If you’re looking for personal growth, one of the most effective ways to develop personally and professionally is to find yourself a mentor.
Mentors are invaluable because they are at points in their career where you aspire to be in the long term. They give you a sense of long term purpose and help you envision what the future could look like for yourself.
Think of a mentor as a coach; they are there to help you develop and accomplish your long term career goals, they have deep experience and knowledge of the career path you want, and they volunteer their time to help guide others.
You’ll want to invest heavily in your relationship with a mentor. However, finding a great mentor can be tough because mentors can come in many different forms (professionally and personally) and many times, mentors are people who you don’t have regular interactions with (e.g. a much more senior co-worker).
First and foremost, your mentor should:
Here’s more detail on each of these.
Great mentors will always tell you when you’re doing something well–and when and how you need to improve. Constructive feedback is the key to an impactful mentorship, as this is what truly helps you learn and grow. You’ll learn more from your failures than you will from your accomplishments and it’s important to identify a mentor who conveys feedback in a way that’s constructive for you. You need a consistent, trustworthy source to let you know where you can improve–and more importantly how to improve for next time.
Even as a senior product manager, I get a lot of constructive feedback from my mentors at work, such as how I communicate a rollout plan, how I use data to make important product decisions, or how a presentation I delivered to the executive team could have gone better. I know that my best mentors are the ones who are taking notes on my work, thinking carefully about how I performed, and, most importantly, telling me how I did and what areas I should focus on improving.
Mentors are people you look up to. They motivate you to not only work harder, but also to put the time and attention into your work that will ultimately make you successful.
If it weren’t for mentors encouraging me to grow and develop my skills, I would not be able to accomplish what I have thus far in my career. For example, when I was building a plan to revamp our app onboarding process, I faced many obstacles and differing opinions across stakeholders. This made progress extremely difficult, as I had to keep the scope reasonable and stick to a predetermined deadline.
My mentors helped me frame my presentation and proposal in a way that helped me move forward and set scope boundaries, while also ensuring we delivered a product that all stakeholders could fully support. While it may sound manageable, in practice it was extremely difficult and many times I wanted to give up.
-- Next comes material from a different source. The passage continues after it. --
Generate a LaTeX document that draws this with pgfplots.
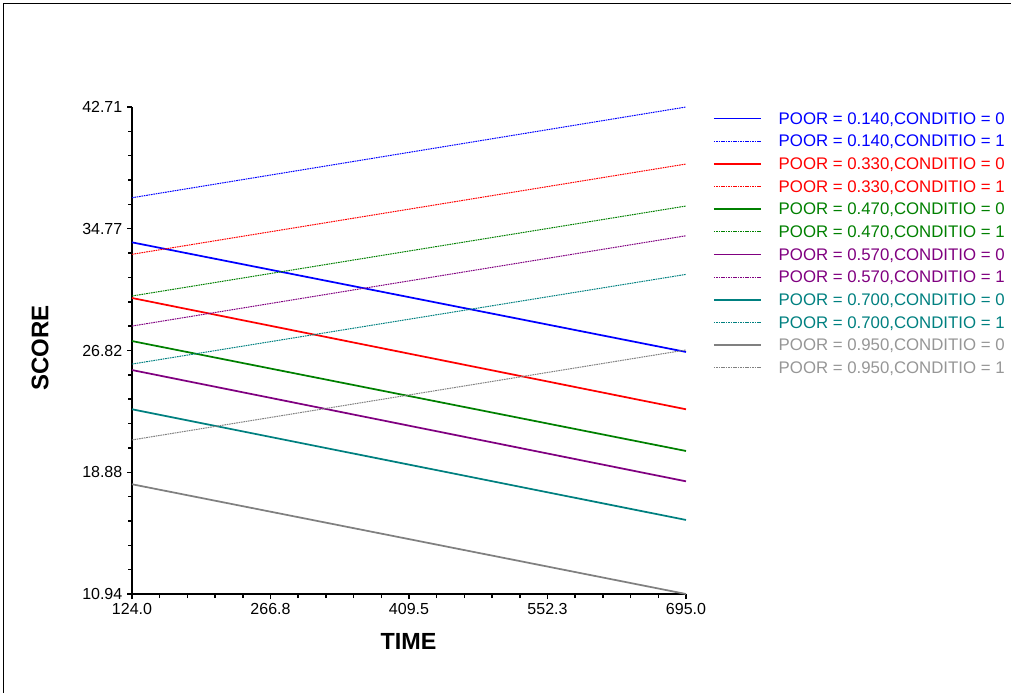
\documentclass[border=0pt]{standalone}
\usepackage{fontspec}
\setmainfont{Liberation Sans}
\usepackage{pgfplots}
\pgfplotsset{compat=1.18}
\definecolor{cblue}{RGB}{0,0,255}
\definecolor{cred}{RGB}{255,0,0}
\definecolor{cgreen}{RGB}{0,128,0}
\definecolor{cpurple}{RGB}{128,0,128}
\definecolor{cteal}{RGB}{0,128,128}
\definecolor{cgray}{RGB}{128,128,128}
\definecolor{cgraytext}{RGB}{150,150,150}
\begin{document}
\begin{tikzpicture}[x=1pt,y=1pt]
\path[use as bounding box] (0,0) rectangle (758.25,519.75);
\draw[line width=1.4pt] (2.6,0) -- (2.6,517.1) -- (758.25,517.1);
\begin{axis}[
  at={(99pt,74.25pt)}, anchor=south west,
  scale only axis, width=415.5pt, height=365.25pt,
  xmin=124, xmax=695, ymin=10.94, ymax=42.71,
  axis lines*=left,
  axis line style={line width=1.5pt, black},
  clip=false,
  tick align=outside,
  major tick length=3.75pt, minor tick length=3pt,
  every tick/.style={line width=1.1pt, black},
  xtick={124,266.75,409.5,552.25,695},
  xticklabels={124.0,266.8,409.5,552.3,695.0},
  ytick={10.94,18.8825,26.825,34.7675,42.71},
  yticklabels={10.94,18.88,26.82,34.77,42.71},
  minor x tick num=4, minor y tick num=4,
  ticklabel style={font=\fontsize{12}{14}\selectfont},
  xlabel={TIME}, ylabel={SCORE},
  xlabel style={at={(rel axis cs:0.499,-0.0965)}, anchor=center, font=\bfseries\fontsize{17.5}{20}\selectfont},
  ylabel style={at={(rel axis cs:-0.166,0.505)}, anchor=center, font=\bfseries\fontsize{18}{20}\selectfont},
  legend style={at={(rel axis cs:1.0487,0.9897)}, anchor=north west,
    draw=none, fill=none, inner sep=0pt, outer sep=0pt,
    font=\fontsize{12.6}{15}\selectfont,
    row sep=5.5pt, column sep=0pt,
    nodes={inner sep=0pt, text height=9pt, text depth=2.5pt}},
  legend cell align=left,
  legend image code/.code={\draw[#1] (0pt,0.9pt) -- (35.25pt,0.9pt); \path (48pt,0pt);},
  solid0/.style={line width=1.3pt},
  dot1/.style={line width=0.75pt, dash pattern=on 1.2pt off 0.6pt},
]
\addplot[cblue, solid0] coordinates {(124,33.88) (695,26.73)};
\addlegendentry{\textcolor{cblue}{POOR = 0.140,CONDITIO = 0}}
\addplot[cblue, dot1] coordinates {(124,36.79) (695,42.71)};
\addlegendentry{\textcolor{cblue}{POOR = 0.140,CONDITIO = 1}}
\addplot[cred, solid0] coordinates {(124,30.25) (695,22.99)};
\addlegendentry{\textcolor{cred}{POOR = 0.330,CONDITIO = 0}}
\addplot[cred, dot1] coordinates {(124,33.10) (695,38.99)};
\addlegendentry{\textcolor{cred}{POOR = 0.330,CONDITIO = 1}}
\addplot[cgreen, solid0] coordinates {(124,27.44) (695,20.27)};
\addlegendentry{\textcolor{cgreen}{POOR = 0.470,CONDITIO = 0}}
\addplot[cgreen, dot1] coordinates {(124,30.38) (695,36.25)};
\addlegendentry{\textcolor{cgreen}{POOR = 0.470,CONDITIO = 1}}
\addplot[cpurple, solid0] coordinates {(124,25.55) (695,18.29)};
\addlegendentry{\textcolor{cpurple}{POOR = 0.570,CONDITIO = 0}}
\addplot[cpurple, dot1] coordinates {(124,28.42) (695,34.31)};
\addlegendentry{\textcolor{cpurple}{POOR = 0.570,CONDITIO = 1}}
\addplot[cteal, solid0] coordinates {(124,22.99) (695,15.77)};
\addlegendentry{\textcolor{cteal}{POOR = 0.700,CONDITIO = 0}}
\addplot[cteal, dot1] coordinates {(124,25.94) (695,31.79)};
\addlegendentry{\textcolor{cteal}{POOR = 0.700,CONDITIO = 1}}
\addplot[cgray, solid0] coordinates {(124,18.10) (695,10.94)};
\addlegendentry{\textcolor{cgraytext}{POOR = 0.950,CONDITIO = 0}}
\addplot[cgray, dot1] coordinates {(124,20.99) (695,26.86)};
\addlegendentry{\textcolor{cgraytext}{POOR = 0.950,CONDITIO = 1}}
\end{axis}
\end{tikzpicture}
\end{document}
My mentors kept me motivated throughout the process and ultimately helped me deliver a great result for the company and product.
Your mentors should have a track record of success. You can look at their LinkedIn profile and draw inspiration from their career trajectory and growth. You should expect that a great mentor will share their learnings and story with you when you ask them about it.
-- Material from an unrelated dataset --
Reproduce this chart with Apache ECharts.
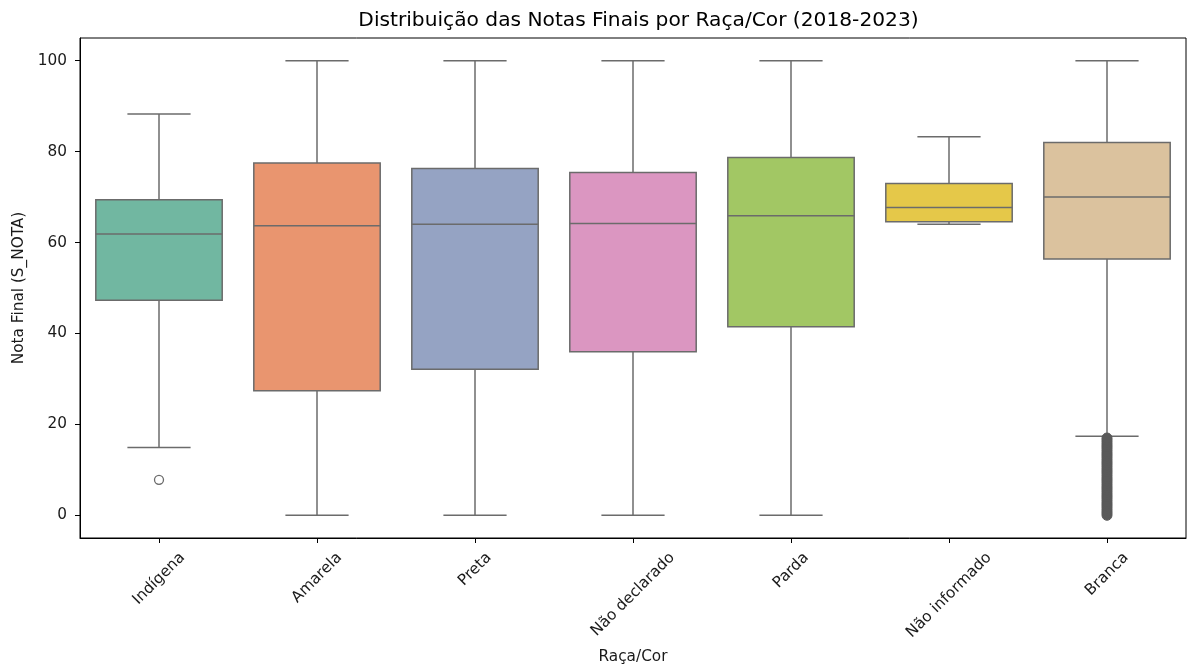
<!DOCTYPE html>
<html><head><meta charset="utf-8">
<script src="https://cdn.jsdelivr.net/npm/echarts@6/dist/echarts.min.js"></script>
<style>html,body{margin:0;padding:0;background:#fff}#c{width:1187px;height:668px}</style>
</head><body><div id="c"></div>
<script>
// ---- data ----
const categories = ['Indígena', 'Amarela', 'Preta', 'Não declarado', 'Parda', 'Não informado', 'Branca'];
const whiskerLow  = [14.9, 0, 0, 0, 0, 64.0, 17.4];
const q1          = [47.3, 27.4, 32.1, 36.0, 41.5, 64.6, 56.4];
const median      = [61.9, 63.7, 64.0, 64.2, 65.9, 67.7, 70.0];
const q3          = [69.4, 77.5, 76.3, 75.4, 78.7, 73.0, 82.0];
const whiskerHigh = [88.3, 100, 100, 100, 100, 83.3, 100];
const outliersIndigena = [7.8];
const outliersBranca = [0, 0.5, 1, 1.5, 2, 2.5, 3, 3.5, 4, 4.5, 5, 5.5, 6, 6.5, 7, 7.5, 8, 8.5,
  9, 9.5, 10, 10.5, 11, 11.5, 12, 12.5, 13, 13.5, 14, 14.5, 15, 15.5, 16, 16.5, 17];
const yTicks = [0, 20, 40, 60, 80, 100];

// ---- style ----
const palette = ['#71b7a1', '#e9956f', '#95a3c3', '#db96c1', '#a2c764', '#e5c849', '#dbc29e'];
const LINE = '#6b6b6b';
const FONT = 'DejaVu Sans';
const LABEL_SIZE = 15.3;
const TEXT = '#1a1a1a';
const TEXT_H = LABEL_SIZE * 1.17;

// rotated labels centred under their tick (like matplotlib rotation=45, ha='center')
const ctx = document.createElement('canvas').getContext('2d');
ctx.font = LABEL_SIZE + 'px "' + FONT + '"';
const xData = categories.map(c => {
  const w = ctx.measureText(c).width;
  const k = (w + TEXT_H) / 2;
  return { value: c, textStyle: { align: 'center', verticalAlign: 'top', lineHeight: k, padding: [0, k, 0, 0] } };
});

const boxData = categories.map((c, i) => [i, whiskerLow[i], q1[i], median[i], q3[i], whiskerHigh[i]]);

const chart = echarts.init(document.getElementById('c'), null, { renderer: 'canvas' });
chart.setOption({
  animation: false,
  backgroundColor: '#fff',
  title: {
    text: 'Distribuição das Notas Finais por Raça/Cor (2018-2023)',
    left: 633.5, top: 6, textAlign: 'center',
    textStyle: { fontFamily: FONT, fontSize: 20.2, fontWeight: 'normal', color: '#000' }
  },
  grid: {
    left: 80, right: 1, top: 38, bottom: 130,
    show: true, borderColor: '#000', borderWidth: 1, backgroundColor: 'transparent',
    outerBoundsMode: 'none', containLabel: false
  },
  xAxis: {
    type: 'category', data: xData, boundaryGap: true,
    name: 'Raça/Cor', nameLocation: 'middle', nameGap: 112, nameMoveOverlap: false,
    nameTextStyle: { fontFamily: FONT, fontSize: LABEL_SIZE, color: TEXT },
    axisLine: { show: true, onZero: false, lineStyle: { color: '#000', width: 1 } },
    axisTick: { show: true, alignWithLabel: true, length: 5, lineStyle: { color: '#000' } },
    axisLabel: {
      interval: 0, rotate: 45, margin: 11,
      fontFamily: FONT, fontSize: LABEL_SIZE, color: TEXT, hideOverlap: false
    },
    splitLine: { show: false }
  },
  yAxis: {
    type: 'value', min: -5, max: 105,
    name: 'Nota Final (S_NOTA)', nameLocation: 'middle', nameGap: 53, nameRotate: 90, nameMoveOverlap: false,
    nameTextStyle: { fontFamily: FONT, fontSize: LABEL_SIZE, color: TEXT },
    axisLine: { show: true, onZero: false, lineStyle: { color: '#000', width: 1 } },
    axisTick: { show: true, length: 5, customValues: yTicks, lineStyle: { color: '#000' } },
    axisLabel: { customValues: yTicks, margin: 13, fontFamily: FONT, fontSize: LABEL_SIZE, color: TEXT },
    splitLine: { show: false }
  },
  series: [
    {
      type: 'custom',
      data: boxData,
      encode: { x: 0, y: [1, 2, 3, 4, 5] },
      z: 2,
      renderItem: (params, api) => {
        const i = api.value(0);
        const lo = api.coord([i, api.value(1)]);
        const b1 = api.coord([i, api.value(2)]);
        const m = api.coord([i, api.value(3)]);
        const b3 = api.coord([i, api.value(4)]);
        const hi = api.coord([i, api.value(5)]);
        const band = api.size([1, 0])[0];
        const half = band * 0.4, cap = band * 0.2;
        const x = lo[0];
        const ls = { stroke: LINE, lineWidth: 1.5, fill: null };
        return {
          type: 'group',
          children: [
            { type: 'line', shape: { x1: x, y1: hi[1], x2: x, y2: b3[1] }, style: ls },
            { type: 'line', shape: { x1: x, y1: b1[1], x2: x, y2: lo[1] }, style: ls },
            { type: 'line', shape: { x1: x - cap, y1: hi[1], x2: x + cap, y2: hi[1] }, style: ls },
            { type: 'line', shape: { x1: x - cap, y1: lo[1], x2: x + cap, y2: lo[1] }, style: ls },
            { type: 'rect', shape: { x: x - half, y: b3[1], width: 2 * half, height: b1[1] - b3[1] },
              style: { fill: palette[params.dataIndex], stroke: LINE, lineWidth: 1.5 } },
            { type: 'line', shape: { x1: x - half, y1: m[1], x2: x + half, y2: m[1] }, style: ls }
          ]
        };
      }
    },
    {
      type: 'scatter', z: 3, symbol: 'circle', symbolSize: 9,
      data: outliersIndigena.map(v => ['Indígena', v]),
      itemStyle: { color: 'rgba(255,255,255,0)', borderColor: LINE, borderWidth: 1.3, opacity: 1 }
    },
    {
      type: 'scatter', z: 3, symbol: 'circle', symbolSize: 10,
      data: outliersBranca.map(v => ['Branca', v]),
      itemStyle: { color: '#595959', borderColor: '#595959', borderWidth: 1, opacity: 1 }
    }
  ]
});
</script>
</body></html>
In the beginning of my career, I had developed relationships with senior directors at both Symantec and RingCentral, who over time, as I delivered value for them by doing great work and helped them accomplish their goals, rewarded me with mentorship. They talked me through their own career stories and how they developed themselves through skill and experience.
These stories ultimately gave me a North Star that I used to inform my own career path.
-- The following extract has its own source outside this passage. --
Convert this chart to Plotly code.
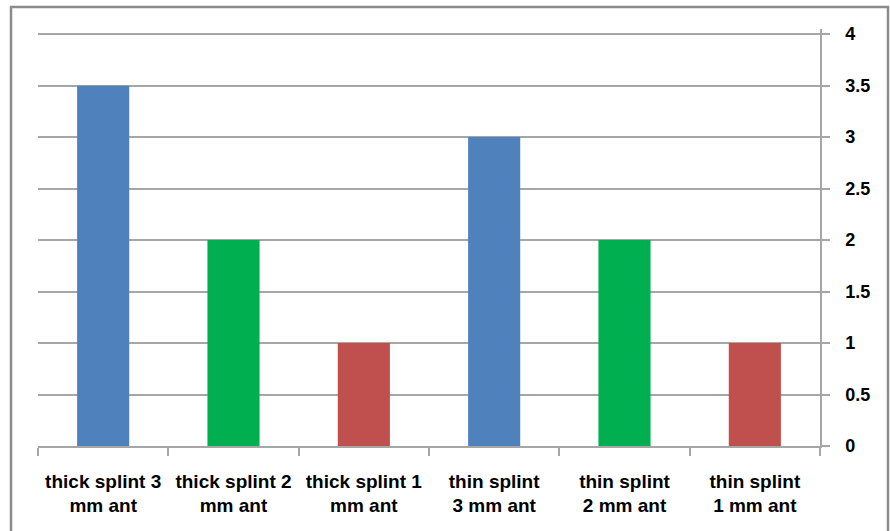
import plotly.graph_objects as go

# Splint groups and measured values
categories = [
    "thick splint 3 mm ant",
    "thick splint 2 mm ant",
    "thick splint 1 mm ant",
    "thin splint 3 mm ant",
    "thin splint 2 mm ant",
    "thin splint 1 mm ant",
]
tick_labels = [
    "thick splint 3<br>mm ant",
    "thick splint 2<br>mm ant",
    "thick splint 1<br>mm ant",
    "thin splint<br>3 mm ant",
    "thin splint<br>2 mm ant",
    "thin splint<br>1 mm ant",
]
values = [3.5, 2, 1, 3, 2, 1]
bar_colors = ["#4F81BD", "#00B050", "#C0504D", "#4F81BD", "#00B050", "#C0504D"]

y_ticks = [0, 0.5, 1, 1.5, 2, 2.5, 3, 3.5, 4]
y_tick_text = ["0", "0.5", "1", "1.5", "2", "2.5", "3", "3.5", "4"]

FONT = "Liberation Sans, Arial, sans-serif"
GRID = "#A6A6A6"

TOP, BOTTOM, LEFT, RIGHT = 29, 85, 38, 70
Y_MAX = 4.05
plot_h = 531 - TOP - BOTTOM
plot_w = 890 - LEFT - RIGHT

fig = go.Figure(
    go.Bar(
        x=categories,
        y=values,
        marker=dict(color=bar_colors, line=dict(width=0)),
        width=0.4,
        showlegend=False,
    )
)

fig.update_layout(
    width=890,
    height=531,
    margin=dict(l=LEFT, r=RIGHT, t=TOP, b=BOTTOM),
    paper_bgcolor="white",
    plot_bgcolor="white",
    font=dict(family=FONT, size=18, color="black"),
    shapes=[
        # outer chart frame
        dict(
            type="rect",
            xref="paper", yref="paper",
            x0=(11 - LEFT) / plot_w, x1=(888 - LEFT) / plot_w,
            y0=((531 - BOTTOM) - 545) / plot_h, y1=((531 - BOTTOM) - 7) / plot_h,
            line=dict(color="#8C8C8C", width=2.5),
            fillcolor="rgba(0,0,0,0)",
            layer="above",
        )
    ],
)

fig.update_xaxes(
    type="category",
    tickmode="array",
    tickvals=categories,
    ticktext=tick_labels,
    tickson="boundaries",
    ticks="outside",
    ticklen=8,
    tickcolor=GRID,
    tickwidth=1.5,
    showline=True,
    linecolor=GRID,
    linewidth=1.5,
    showgrid=False,
    tickfont=dict(family=FONT, size=19, color="black", weight="bold"),
    ticklabelstandoff=17,
)

fig.update_yaxes(
    side="right",
    range=[0, Y_MAX],
    tickmode="array",
    tickvals=y_ticks,
    ticktext=y_tick_text,
    ticks="outside",
    ticklen=8,
    tickcolor=GRID,
    tickwidth=1.5,
    showline=True,
    linecolor=GRID,
    linewidth=1.5,
    showgrid=True,
    gridcolor=GRID,
    gridwidth=1.5,
    zeroline=False,
    tickfont=dict(family=FONT, size=18, color="black", weight="bold"),
    ticklabelstandoff=12,
)

fig.write_html("out.html")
Your mentors should be your biggest fans. They are the ones cheering you on from the sidelines as you focus and execute on your career goals.
They have a genuine interest in helping you succeed beyond what’s in it for themselves. You will be able to sense this as you share your progress in your career journey.
Throughout my early career, I made sure to establish a regular 1:1 meeting cadence with my mentors so I could brief them on how I was doing. If I was doing well, we would discuss why, and if I was struggling, we would discuss what I should be doing to turn it around and get back on track. These conversations may be rare, but when they occur they’re extremely valuable.
Mentorship relationships are long-lasting. You never know when your paths may cross again in the future, or when a mentor will go out of their way for you unexpectedly.
And when you reach your career goals, your mentors will be the ones you want to thank!